START

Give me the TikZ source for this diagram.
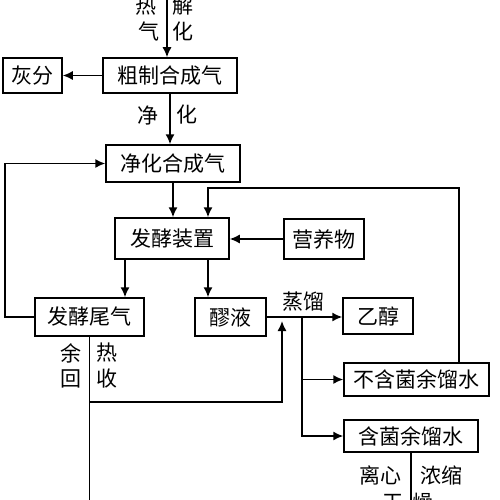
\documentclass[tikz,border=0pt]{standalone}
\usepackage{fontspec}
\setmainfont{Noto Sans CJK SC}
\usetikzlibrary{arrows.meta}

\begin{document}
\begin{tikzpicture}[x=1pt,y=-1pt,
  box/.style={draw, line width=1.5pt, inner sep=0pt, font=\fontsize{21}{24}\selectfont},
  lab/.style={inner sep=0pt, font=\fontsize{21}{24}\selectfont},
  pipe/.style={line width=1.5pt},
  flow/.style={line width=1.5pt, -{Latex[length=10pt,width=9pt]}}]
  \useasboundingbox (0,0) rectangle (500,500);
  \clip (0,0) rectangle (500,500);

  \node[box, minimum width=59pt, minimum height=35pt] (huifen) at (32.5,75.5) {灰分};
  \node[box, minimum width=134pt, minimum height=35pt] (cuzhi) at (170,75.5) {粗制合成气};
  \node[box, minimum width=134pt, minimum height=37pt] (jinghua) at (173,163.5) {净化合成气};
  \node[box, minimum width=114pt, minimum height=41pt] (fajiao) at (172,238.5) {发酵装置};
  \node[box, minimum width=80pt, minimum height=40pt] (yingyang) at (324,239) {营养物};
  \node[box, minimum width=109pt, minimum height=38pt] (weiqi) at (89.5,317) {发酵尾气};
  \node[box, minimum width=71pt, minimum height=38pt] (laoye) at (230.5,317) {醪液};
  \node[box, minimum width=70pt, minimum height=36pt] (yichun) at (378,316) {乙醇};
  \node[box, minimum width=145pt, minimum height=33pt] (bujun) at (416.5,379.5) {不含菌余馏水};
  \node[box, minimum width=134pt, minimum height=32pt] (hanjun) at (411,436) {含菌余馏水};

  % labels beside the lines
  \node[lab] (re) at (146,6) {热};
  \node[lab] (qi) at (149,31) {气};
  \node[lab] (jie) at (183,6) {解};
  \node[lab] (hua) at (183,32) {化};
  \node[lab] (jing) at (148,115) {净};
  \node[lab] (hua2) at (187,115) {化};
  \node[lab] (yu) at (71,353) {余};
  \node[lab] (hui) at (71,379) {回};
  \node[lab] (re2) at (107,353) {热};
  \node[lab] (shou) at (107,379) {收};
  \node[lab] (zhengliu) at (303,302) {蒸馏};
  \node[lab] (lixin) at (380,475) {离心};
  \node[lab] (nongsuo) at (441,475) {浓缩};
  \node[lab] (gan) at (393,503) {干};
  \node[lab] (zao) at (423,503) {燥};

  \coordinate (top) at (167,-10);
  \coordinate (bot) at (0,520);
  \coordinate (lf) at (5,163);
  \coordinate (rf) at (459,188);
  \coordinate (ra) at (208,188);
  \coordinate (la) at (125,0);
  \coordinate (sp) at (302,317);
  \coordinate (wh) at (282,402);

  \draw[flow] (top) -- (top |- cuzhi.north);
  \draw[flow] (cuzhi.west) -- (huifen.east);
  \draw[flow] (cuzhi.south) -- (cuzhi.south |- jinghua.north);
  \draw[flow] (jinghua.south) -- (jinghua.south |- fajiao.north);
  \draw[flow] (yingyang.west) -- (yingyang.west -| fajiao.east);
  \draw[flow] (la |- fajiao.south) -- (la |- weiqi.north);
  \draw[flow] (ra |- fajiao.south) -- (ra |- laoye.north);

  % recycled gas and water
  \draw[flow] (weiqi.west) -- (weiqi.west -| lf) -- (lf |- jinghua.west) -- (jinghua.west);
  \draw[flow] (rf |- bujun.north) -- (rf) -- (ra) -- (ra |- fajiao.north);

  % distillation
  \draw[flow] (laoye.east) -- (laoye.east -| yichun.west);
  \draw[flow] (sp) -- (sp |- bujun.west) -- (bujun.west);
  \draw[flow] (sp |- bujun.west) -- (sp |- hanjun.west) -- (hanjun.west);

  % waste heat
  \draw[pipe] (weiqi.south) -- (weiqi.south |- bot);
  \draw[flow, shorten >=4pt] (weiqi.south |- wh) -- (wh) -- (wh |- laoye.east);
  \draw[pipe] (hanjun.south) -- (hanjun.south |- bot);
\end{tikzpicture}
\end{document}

END

__Set problem__. Copy the listing exactly. Any image in it stays out of the copy.

__Output for this task__.
Give me the TikZ source for this diagram.
\documentclass[tikz,border=0pt]{standalone}
\usepackage{fontspec}
\setmainfont{Noto Sans CJK SC}
\usetikzlibrary{arrows.meta}

\begin{document}
\begin{tikzpicture}[x=1pt,y=-1pt,
  box/.style={draw, line width=1.5pt, inner sep=0pt, font=\fontsize{21}{24}\selectfont},
  lab/.style={inner sep=0pt, font=\fontsize{21}{24}\selectfont},
  pipe/.style={line width=1.5pt},
  flow/.style={line width=1.5pt, -{Latex[length=10pt,width=9pt]}}]
  \useasboundingbox (0,0) rectangle (500,500);
  \clip (0,0) rectangle (500,500);

  \node[box, minimum width=59pt, minimum height=35pt] (huifen) at (32.5,75.5) {灰分};
  \node[box, minimum width=134pt, minimum height=35pt] (cuzhi) at (170,75.5) {粗制合成气};
  \node[box, minimum width=134pt, minimum height=37pt] (jinghua) at (173,163.5) {净化合成气};
  \node[box, minimum width=114pt, minimum height=41pt] (fajiao) at (172,238.5) {发酵装置};
  \node[box, minimum width=80pt, minimum height=40pt] (yingyang) at (324,239) {营养物};
  \node[box, minimum width=109pt, minimum height=38pt] (weiqi) at (89.5,317) {发酵尾气};
  \node[box, minimum width=71pt, minimum height=38pt] (laoye) at (230.5,317) {醪液};
  \node[box, minimum width=70pt, minimum height=36pt] (yichun) at (378,316) {乙醇};
  \node[box, minimum width=145pt, minimum height=33pt] (bujun) at (416.5,379.5) {不含菌余馏水};
  \node[box, minimum width=134pt, minimum height=32pt] (hanjun) at (411,436) {含菌余馏水};

  % labels beside the lines
  \node[lab] (re) at (146,6) {热};
  \node[lab] (qi) at (149,31) {气};
  \node[lab] (jie) at (183,6) {解};
  \node[lab] (hua) at (183,32) {化};
  \node[lab] (jing) at (148,115) {净};
  \node[lab] (hua2) at (187,115) {化};
  \node[lab] (yu) at (71,353) {余};
  \node[lab] (hui) at (71,379) {回};
  \node[lab] (re2) at (107,353) {热};
  \node[lab] (shou) at (107,379) {收};
  \node[lab] (zhengliu) at (303,302) {蒸馏};
  \node[lab] (lixin) at (380,475) {离心};
  \node[lab] (nongsuo) at (441,475) {浓缩};
  \node[lab] (gan) at (393,503) {干};
  \node[lab] (zao) at (423,503) {燥};

  \coordinate (top) at (167,-10);
  \coordinate (bot) at (0,520);
  \coordinate (lf) at (5,163);
  \coordinate (rf) at (459,188);
  \coordinate (ra) at (208,188);
  \coordinate (la) at (125,0);
  \coordinate (sp) at (302,317);
  \coordinate (wh) at (282,402);

  \draw[flow] (top) -- (top |- cuzhi.north);
  \draw[flow] (cuzhi.west) -- (huifen.east);
  \draw[flow] (cuzhi.south) -- (cuzhi.south |- jinghua.north);
  \draw[flow] (jinghua.south) -- (jinghua.south |- fajiao.north);
  \draw[flow] (yingyang.west) -- (yingyang.west -| fajiao.east);
  \draw[flow] (la |- fajiao.south) -- (la |- weiqi.north);
  \draw[flow] (ra |- fajiao.south) -- (ra |- laoye.north);

  % recycled gas and water
  \draw[flow] (weiqi.west) -- (weiqi.west -| lf) -- (lf |- jinghua.west) -- (jinghua.west);
  \draw[flow] (rf |- bujun.north) -- (rf) -- (ra) -- (ra |- fajiao.north);

  % distillation
  \draw[flow] (laoye.east) -- (laoye.east -| yichun.west);
  \draw[flow] (sp) -- (sp |- bujun.west) -- (bujun.west);
  \draw[flow] (sp |- bujun.west) -- (sp |- hanjun.west) -- (hanjun.west);

  % waste heat
  \draw[pipe] (weiqi.south) -- (weiqi.south |- bot);
  \draw[flow, shorten >=4pt] (weiqi.south |- wh) -- (wh) -- (wh |- laoye.east);
  \draw[pipe] (hanjun.south) -- (hanjun.south |- bot);
\end{tikzpicture}
\end{document}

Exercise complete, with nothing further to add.